Leave the pictures out and retype the lines from the beginning through the line with "0.81,0.6,0.42,0.28,0.16,0.08,0.04,0.02,0.01,0.0,0.0];", both ends included.
::: Dataset excerpt :::
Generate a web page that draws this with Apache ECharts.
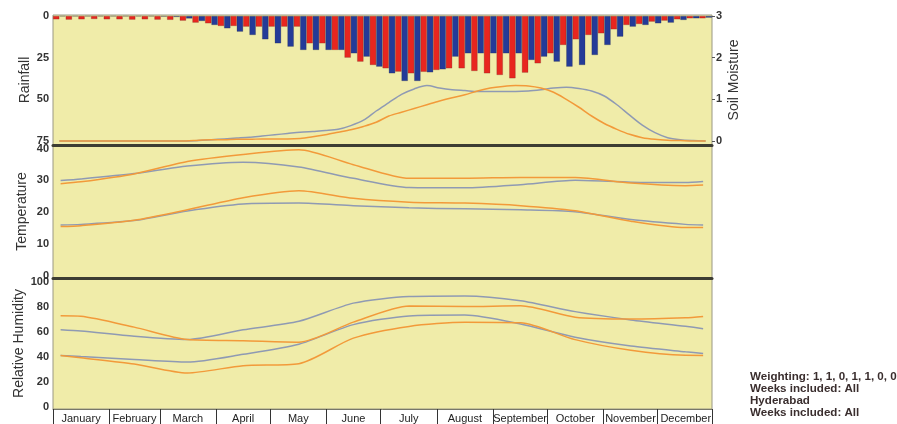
<!DOCTYPE html>
<html><head><meta charset="utf-8">
<script src="https://cdn.jsdelivr.net/npm/echarts@6/dist/echarts.min.js"></script>
<style>html,body{margin:0;padding:0;background:#fff}#c{width:897px;height:424px}</style>
</head><body><div id="c"></div>
<script>
// ---------- data ----------
const monthNames = ['January','February','March','April','May','June','July','August','September','October','November','December'];
const monthDays = [31,28,31,30,31,30,31,31,30,31,30,31];
const weekNumbers = Array.from({length: 52}, (_, i) => i + 1);

const rainRed = [2.0,2.2,2.0,1.8,2.0,2.0,2.2,2.0,2.2,2.3,
  2.8,4.0,4.4,6.0,6.0,6.4,6.4,6.4,6.4,6.4,
  16.4,16.4,20.4,25.0,27.4,29.4,31.4,33.4,34.4,33.5,
  32.4,31.4,31.4,33.0,34.4,35.4,37.4,34.0,28.4,22.4,
  17.4,14.0,11.4,10.4,8.0,5.4,4.8,3.4,2.8,2.0,
  1.4,1.4];
const rainBlue = [0.3,0.3,0.3,0.3,0.3,0.3,0.3,0.3,0.4,0.6,
  1.5,3.0,5.4,7.4,9.4,11.4,14.0,16.4,18.4,20.4,
  20.4,20.4,20.4,22.4,24.4,30.4,34.4,39.0,39.0,33.8,
  32.0,24.4,22.4,22.4,22.4,22.4,22.4,26.4,24.4,27.4,
  30.4,29.4,23.4,17.4,12.4,6.4,5.4,4.4,4.0,2.4,
  1.4,1.0];
const soilGrey = [0,0,0,0,0,0,0,0,0,0,0,
  0.01,0.03,0.05,0.07,0.09,0.12,0.15,0.18,0.21,0.23,
  0.25,0.28,0.37,0.5,0.72,0.92,1.12,1.25,1.33,1.27,
  1.23,1.21,1.19,1.19,1.19,1.19,1.2,1.23,1.27,1.29,
  1.26,1.2,1.08,0.87,0.62,0.38,0.2,0.08,0.03,0.01,0.0];
const soilOrange = [0,0,0,0,0,0,0,0,0,0,0,
  0.02,0.03,0.03,0.04,0.04,0.05,0.05,0.05,0.06,0.1,
  0.15,0.21,0.27,0.35,0.45,0.6,0.69,0.78,0.87,0.96,
  1.04,1.11,1.2,1.27,1.31,1.33,1.32,1.27,1.17,1.0,
  0.81,0.6,0.42,0.28,0.16,0.08,0.04,0.02,0.01,0.0,0.0];

// knot weeks: start, 12 month centres, end
const knotWeeks = [0.6, 2.2, 6.4, 10.6, 15.0, 19.4, 23.7, 28.1, 32.5, 36.9, 41.2, 45.6, 49.9, 51.3];
const tempMaxGrey   = [29.9, 30.4, 32.1, 34.5, 35.7, 34.2, 30.6, 27.7, 27.6, 28.6, 30.0, 29.4, 29.3, 29.6];
const tempMaxOrange = [28.9, 29.5, 32.0, 35.9, 38.1, 39.6, 34.9, 30.6, 30.6, 30.9, 30.9, 29.1, 28.3, 28.5];
const tempMinGrey   = [15.9, 16.1, 17.3, 20.3, 22.5, 22.8, 22.0, 21.3, 21.0, 20.7, 20.1, 17.6, 16.1, 15.9];
const tempMinOrange = [15.4, 15.7, 17.4, 20.7, 24.5, 26.7, 24.3, 23.1, 22.8, 22.0, 20.4, 17.1, 15.1, 15.1];
const rhMaxGrey     = [61.5, 60.5, 56.2, 53.6, 61.4, 68.2, 82.7, 88.0, 88.5, 84.6, 75.9, 69.3, 64.2, 62.3];
const rhMaxOrange   = [72.6, 72.2, 63.5, 53.6, 52.7, 51.5, 67.5, 80.5, 80.0, 80.6, 71.4, 70.0, 71.0, 72.1];
const rhMinGrey     = [40.9, 40.0, 37.7, 35.6, 41.8, 49.8, 65.5, 72.5, 73.2, 66.0, 55.4, 48.4, 43.8, 42.5];
const rhMinOrange   = [40.9, 39.0, 34.0, 26.8, 32.7, 34.3, 54.7, 64.1, 67.4, 67.0, 53.5, 45.0, 41.0, 40.9];

const rainTicks = [0, 25, 50, 75];
const soilTicks = [0, 1, 2, 3];
const tempTicks = [0, 10, 20, 30, 40];
const rhTicks = [0, 20, 40, 60, 80, 100];
const infoLines = ['Weighting: 1, 1, 0, 1, 1, 0, 0', 'Weeks included: All', 'Hyderabad', 'Weeks included: All'];

// ---------- derived ----------
const weekX = weekNumbers.map(w => w - 0.5);
const cum = [0];
monthDays.forEach(d => cum.push(cum[cum.length - 1] + d));
const monthBounds = cum.map(c => Math.min(52, c / 7));
const monthCenters = monthDays.map((d, i) => (cum[i] + d / 2) / 7);

const GREY = '#8f9ab3', ORANGE = '#f29a3a';
const FONT = 'Liberation Sans, Arial, sans-serif';
const pairs = (xs, ys) => xs.map((x, i) => [x, ys[i]]);
const lineS = (xi, yi, xs, ys, color, smooth) => ({
  type: 'line', xAxisIndex: xi, yAxisIndex: yi, data: pairs(xs, ys),
  showSymbol: false, smooth: smooth, lineStyle: {color: color, width: 1.5}, itemStyle: {color: color}, z: 3
});

const gridBase = {left: 53, right: 185, show: true, backgroundColor: '#f0eca9', borderColor: '#9a9884', borderWidth: 1};
const yLabel = {fontSize: 11, fontWeight: 'bold', color: '#333', margin: 4, fontFamily: FONT};
const nameStyle = {fontSize: 14, color: '#333', fontFamily: FONT};
const yBase = (gi, name, gap, min, max, ticks, extra) => Object.assign({
  type: 'value', gridIndex: gi, min: min, max: max, name: name, nameLocation: 'middle', nameGap: gap,
  nameMoveOverlap: false, nameTextStyle: nameStyle,
  axisLine: {show: false}, axisTick: {show: false}, splitLine: {show: false},
  axisLabel: Object.assign({customValues: ticks}, yLabel)
}, extra || {});

const xBase = (gi, lineColor, lineWidth) => ({
  type: 'value', gridIndex: gi, min: 0, max: 52,
  axisLine: {show: true, onZero: false, lineStyle: {color: lineColor, width: lineWidth}},
  axisTick: {show: false}, axisLabel: {show: false}, splitLine: {show: false}
});

const xBottom = xBase(2, '#77776a', 1);
xBottom.axisTick = {show: true, customValues: monthBounds, length: 15, lineStyle: {color: '#333', width: 1}};
xBottom.axisLabel = {
  show: true, customValues: monthCenters, margin: 4, fontSize: 11, color: '#222', fontFamily: FONT,
  formatter: function (v) {
    let best = 0;
    monthCenters.forEach((c, i) => { if (Math.abs(c - v) < Math.abs(monthCenters[best] - v)) best = i; });
    return monthNames[best];
  }
};

const option = {
  animation: false,
  backgroundColor: '#ffffff',
  title: {
    text: infoLines.join('\n'), left: 750, top: 371,
    textStyle: {fontSize: 11.6, fontWeight: 'bold', lineHeight: 11.8, color: '#3a2e2e', fontFamily: FONT},
    padding: 0
  },
  grid: [
    Object.assign({top: 15, height: 130}, gridBase),
    Object.assign({top: 145, height: 133}, gridBase),
    Object.assign({top: 278, height: 132}, gridBase)
  ],
  xAxis: [xBase(0, '#3d3d33', 3), xBase(1, '#3d3d33', 3), xBottom],
  yAxis: [
    yBase(0, 'Rainfall', 21, -0.6, 77.4, rainTicks, {inverse: true}),
    yBase(0, 'Soil Moisture', 15, -0.096, 3.024, soilTicks, {position: 'right',
      axisTick: {show: true, customValues: soilTicks, length: 3, lineStyle: {color: '#555'}}}),
    yBase(1, 'Temperature', 24, -0.79, 41.1, tempTicks),
    yBase(2, 'Relative Humidity', 27, -1.98, 102.8, rhTicks)
  ],
  series: [
    {type: 'bar', xAxisIndex: 0, yAxisIndex: 0, data: pairs(weekX, rainRed), barGap: '0%', barCategoryGap: '0%',
      itemStyle: {color: '#e8261f', borderColor: 'rgba(90,30,30,0.45)', borderWidth: 0.5}},
    {type: 'bar', xAxisIndex: 0, yAxisIndex: 0, data: pairs(weekX, rainBlue), barGap: '0%', barCategoryGap: '0%',
      itemStyle: {color: '#243b98', borderColor: 'rgba(30,30,60,0.45)', borderWidth: 0.5}},
    lineS(0, 1, weekX, soilGrey, GREY, 0.3),
    lineS(0, 1, weekX, soilOrange, ORANGE, 0.3),
    lineS(1, 2, knotWeeks, tempMaxGrey, GREY, 0.25),
    lineS(1, 2, knotWeeks, tempMinGrey, GREY, 0.25),
    lineS(1, 2, knotWeeks, tempMaxOrange, ORANGE, 0.25),
    lineS(1, 2, knotWeeks, tempMinOrange, ORANGE, 0.25),
    lineS(2, 3, knotWeeks, rhMaxGrey, GREY, 0.25),
    lineS(2, 3, knotWeeks, rhMinGrey, GREY, 0.25),
    lineS(2, 3, knotWeeks, rhMaxOrange, ORANGE, 0.25),
    lineS(2, 3, knotWeeks, rhMinOrange, ORANGE, 0.25)
  ]
};
const chart = echarts.init(document.getElementById('c'), null, {renderer: 'canvas'});
chart.setOption(option);
</script>
</body></html>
:::
Task output:
Generate a web page that draws this with Apache ECharts.
<!DOCTYPE html>
<html><head><meta charset="utf-8">
<script src="https://cdn.jsdelivr.net/npm/echarts@6/dist/echarts.min.js"></script>
<style>html,body{margin:0;padding:0;background:#fff}#c{width:897px;height:424px}</style>
</head><body><div id="c"></div>
<script>
// ---------- data ----------
const monthNames = ['January','February','March','April','May','June','July','August','September','October','November','December'];
const monthDays = [31,28,31,30,31,30,31,31,30,31,30,31];
const weekNumbers = Array.from({length: 52}, (_, i) => i + 1);

const rainRed = [2.0,2.2,2.0,1.8,2.0,2.0,2.2,2.0,2.2,2.3,
  2.8,4.0,4.4,6.0,6.0,6.4,6.4,6.4,6.4,6.4,
  16.4,16.4,20.4,25.0,27.4,29.4,31.4,33.4,34.4,33.5,
  32.4,31.4,31.4,33.0,34.4,35.4,37.4,34.0,28.4,22.4,
  17.4,14.0,11.4,10.4,8.0,5.4,4.8,3.4,2.8,2.0,
  1.4,1.4];
const rainBlue = [0.3,0.3,0.3,0.3,0.3,0.3,0.3,0.3,0.4,0.6,
  1.5,3.0,5.4,7.4,9.4,11.4,14.0,16.4,18.4,20.4,
  20.4,20.4,20.4,22.4,24.4,30.4,34.4,39.0,39.0,33.8,
  32.0,24.4,22.4,22.4,22.4,22.4,22.4,26.4,24.4,27.4,
  30.4,29.4,23.4,17.4,12.4,6.4,5.4,4.4,4.0,2.4,
  1.4,1.0];
const soilGrey = [0,0,0,0,0,0,0,0,0,0,0,
  0.01,0.03,0.05,0.07,0.09,0.12,0.15,0.18,0.21,0.23,
  0.25,0.28,0.37,0.5,0.72,0.92,1.12,1.25,1.33,1.27,
  1.23,1.21,1.19,1.19,1.19,1.19,1.2,1.23,1.27,1.29,
  1.26,1.2,1.08,0.87,0.62,0.38,0.2,0.08,0.03,0.01,0.0];
const soilOrange = [0,0,0,0,0,0,0,0,0,0,0,
  0.02,0.03,0.03,0.04,0.04,0.05,0.05,0.05,0.06,0.1,
  0.15,0.21,0.27,0.35,0.45,0.6,0.69,0.78,0.87,0.96,
  1.04,1.11,1.2,1.27,1.31,1.33,1.32,1.27,1.17,1.0,
  0.81,0.6,0.42,0.28,0.16,0.08,0.04,0.02,0.01,0.0,0.0];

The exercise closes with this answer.